What this task involves: Return the records from the first line through the line containing "from matplotlib.patches import", and leave out the pictures.

┄┄┄┄┄┄┄┄┄┄┄┄┄┄┄┄┄┄┄┄

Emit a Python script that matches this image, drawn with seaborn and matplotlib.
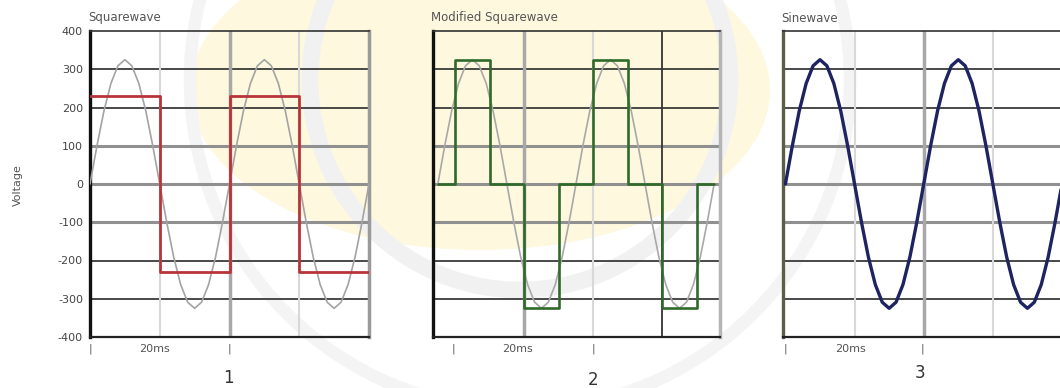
import matplotlib
matplotlib.use("Agg")
import matplotlib.pyplot as plt
import seaborn as sns
import pandas as pd
from matplotlib.patches import Ellipse, Circle

# mains sine, one point per millisecond (ms, volts)
sine_ms = list(range(41))
sine_volts = [0, 100, 191, 263, 309, 325, 309, 263, 191, 100,
              0, -100, -191, -263, -309, -325, -309, -263, -191, -100,
              0, 100, 191, 263, 309, 325, 309, 263, 191, 100,
              0, -100, -191, -263, -309, -325, -309, -263, -191, -100,
              0]

# squarewave edges (steps-post)
square_ms = [0, 10, 20, 30, 40]
square_volts = [230, -230, 230, -230, -230]

# modified squarewave edges (steps-post)
mod_ms = [0, 2.5, 7.5, 12.5, 17.5, 22.5, 27.5, 32.5, 37.5, 40]
mod_volts = [0, 325, 0, -325, 0, 325, 0, -325, 0, 0]

volt_ticks = [400, 300, 200, 100, 0, -100, -200, -300, -400]
panel_titles = ["Squarewave", "Modified Squarewave", "Sinewave"]
panel_numbers = ["1", "2", "3"]

sns.set_style("white")
plt.rcParams['font.family'] = ['DejaVu Sans']

W, H = 1060, 388
fig = plt.figure(figsize=(W / 100, H / 100), dpi=100)


def fx(px):
    return px / W


def fy(py):
    return 1 - py / H


# faint watermark behind the charts
bg = fig.add_axes([0, 0, 1, 1], zorder=-5)
bg.set_xlim(0, W)
bg.set_ylim(H, 0)
bg.axis("off")
bg.add_patch(Ellipse((480, 90), 580, 320, color="#fdf8de", lw=0))
bg.add_patch(Circle((520, 80), 210, fill=False, ec="#f1f1f1", lw=12))
bg.add_patch(Circle((520, 80), 330, fill=False, ec="#f4f4f4", lw=9))

sine_df = pd.DataFrame({"ms": sine_ms, "volts": sine_volts})
square_df = pd.DataFrame({"ms": square_ms, "volts": square_volts})
mod_df = pd.DataFrame({"ms": mod_ms, "volts": mod_volts})

# pixel boxes and per-panel details
panels = [
    dict(left=90, right=369, xlim=(0, 40), vlines=[(10, "#d8d8d8", 1.5), (20, "#a8a8a8", 2.5), (30, "#d8d8d8", 1.5)],
         ticks=[0, 9.3, 20], left_col="#111111", right_col="#9a9a9a"),
    dict(left=433, right=720, xlim=(-0.7, 40.85), vlines=[(12.5, "#a8a8a8", 2.5), (22.5, "#d8d8d8", 1.5), (32.5, "#333333", 1.3)],
         ticks=[2.3, 11.6, 22.5], left_col="#111111", right_col="#b5b5b5"),
    dict(left=783, right=1062, xlim=(-0.35, 40), vlines=[(10, "#d8d8d8", 1.5), (20, "#a8a8a8", 2.5), (30, "#d8d8d8", 1.5)],
         ticks=[0, 9.4, 19.8], left_col="#5e5e48", right_col="#9a9a9a"),
]
top_px, bottom_px = 31, 337

axes = []
for i, p in enumerate(panels):
    ax = fig.add_axes([fx(p["left"]), fy(bottom_px), fx(p["right"] - p["left"]), (bottom_px - top_px) / H])
    ax.set_facecolor("none")

    for v in volt_ticks[1:-1]:
        if v in (100, 0, -100):
            ax.axhline(v, color="#909090", lw=2.2, zorder=1)
        else:
            ax.axhline(v, color="#3a3a3a", lw=1.3, zorder=1)
    for x, c, w in p["vlines"]:
        ax.axvline(x, color=c, lw=w, zorder=1)

    for side in ["top", "bottom", "left", "right"]:
        ax.spines[side].set_visible(True)
    ax.spines["top"].set_color("#333333")
    ax.spines["top"].set_linewidth(1.2)
    ax.spines["bottom"].set_color("#222222")
    ax.spines["bottom"].set_linewidth(1.6)
    ax.spines["left"].set_color(p["left_col"])
    ax.spines["left"].set_linewidth(2.4)
    ax.spines["right"].set_color(p["right_col"])
    ax.spines["right"].set_linewidth(2.5)
    axes.append(ax)

ax1, ax2, ax3 = axes

# panel 1: squarewave over a thin sine
sns.lineplot(data=sine_df, x="ms", y="volts", ax=ax1, color="#a3a3a3", lw=1.2,
             estimator=None, sort=False, zorder=3)
sns.lineplot(data=square_df, x="ms", y="volts", ax=ax1, color="#b8343a", lw=2.0,
             estimator=None, sort=False, drawstyle="steps-post", zorder=4)

# panel 2: modified squarewave over a thin sine
sns.lineplot(data=sine_df, x="ms", y="volts", ax=ax2, color="#a8a8a8", lw=1.2,
             estimator=None, sort=False, zorder=3)
sns.lineplot(data=mod_df, x="ms", y="volts", ax=ax2, color="#2f6a2a", lw=1.9,
             estimator=None, sort=False, drawstyle="steps-post", zorder=4)

# panel 3: pure sine
sns.lineplot(data=sine_df, x="ms", y="volts", ax=ax3, color="#1e2462", lw=2.4,
             estimator=None, sort=False, zorder=4)

for i, (ax, p) in enumerate(zip(axes, panels)):
    ax.set_xlim(*p["xlim"])
    ax.set_ylim(-400, 400)
    ax.set_xlabel("")
    ax.set_ylabel("")
    ax.set_xticks(p["ticks"])
    ax.set_xticklabels(["|", "20ms", "|"], fontsize=8, color="#555555")
    ax.tick_params(axis="both", length=0, pad=5)
    ax.set_yticks(volt_ticks)
    if i == 0:
        ax.set_yticklabels([str(v) for v in volt_ticks], fontsize=8, color="#444444")
    else:
        ax.set_yticklabels([])

# titles, axis label and panel numbers
for title, p in zip(panel_titles, panels):
    fig.text(fx(p["left"] - 2), fy(18), title, fontsize=8.5, color="#555555", ha="left", va="center")
fig.text(fx(18), fy(185), "Voltage", rotation=90, fontsize=8, color="#555555", ha="center", va="center")
for num, (x, y) in zip(panel_numbers, [(228, 378), (593, 380), (920, 373)]):
    fig.text(fx(x), fy(y), num, fontsize=12, color="#333333", ha="center", va="center")

fig.savefig("out.png", dpi=100)
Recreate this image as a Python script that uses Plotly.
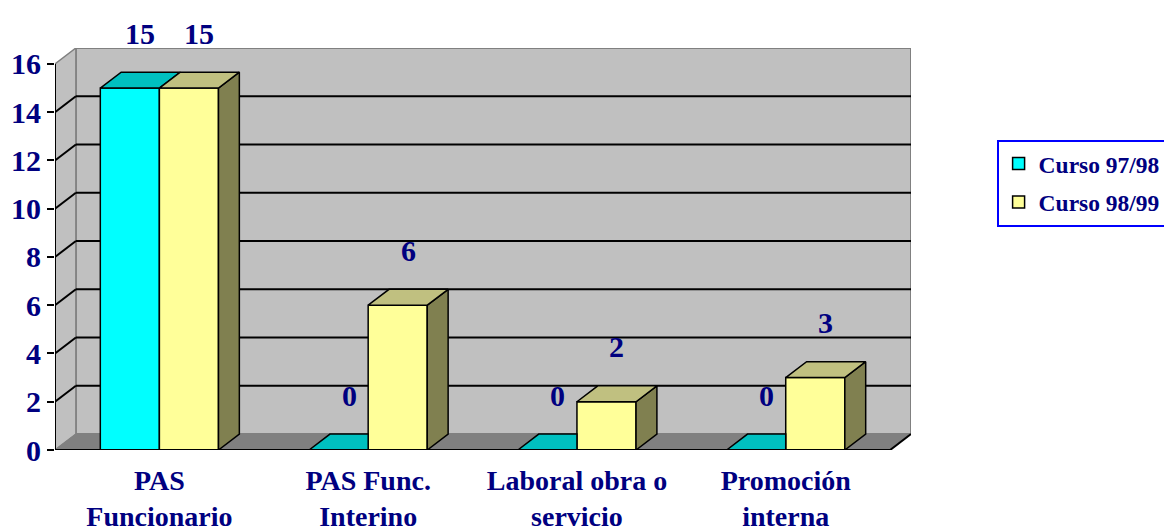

┄┄┄┄┄┄┄┄┄┄┄┄┄┄┄┄┄┄┄┄

The response:
Emit a Python script that matches this image, drawn with seaborn and matplotlib.
import matplotlib
matplotlib.use("Agg")
import matplotlib.pyplot as plt
import seaborn as sns
import pandas as pd
from matplotlib.patches import Ellipse, Circle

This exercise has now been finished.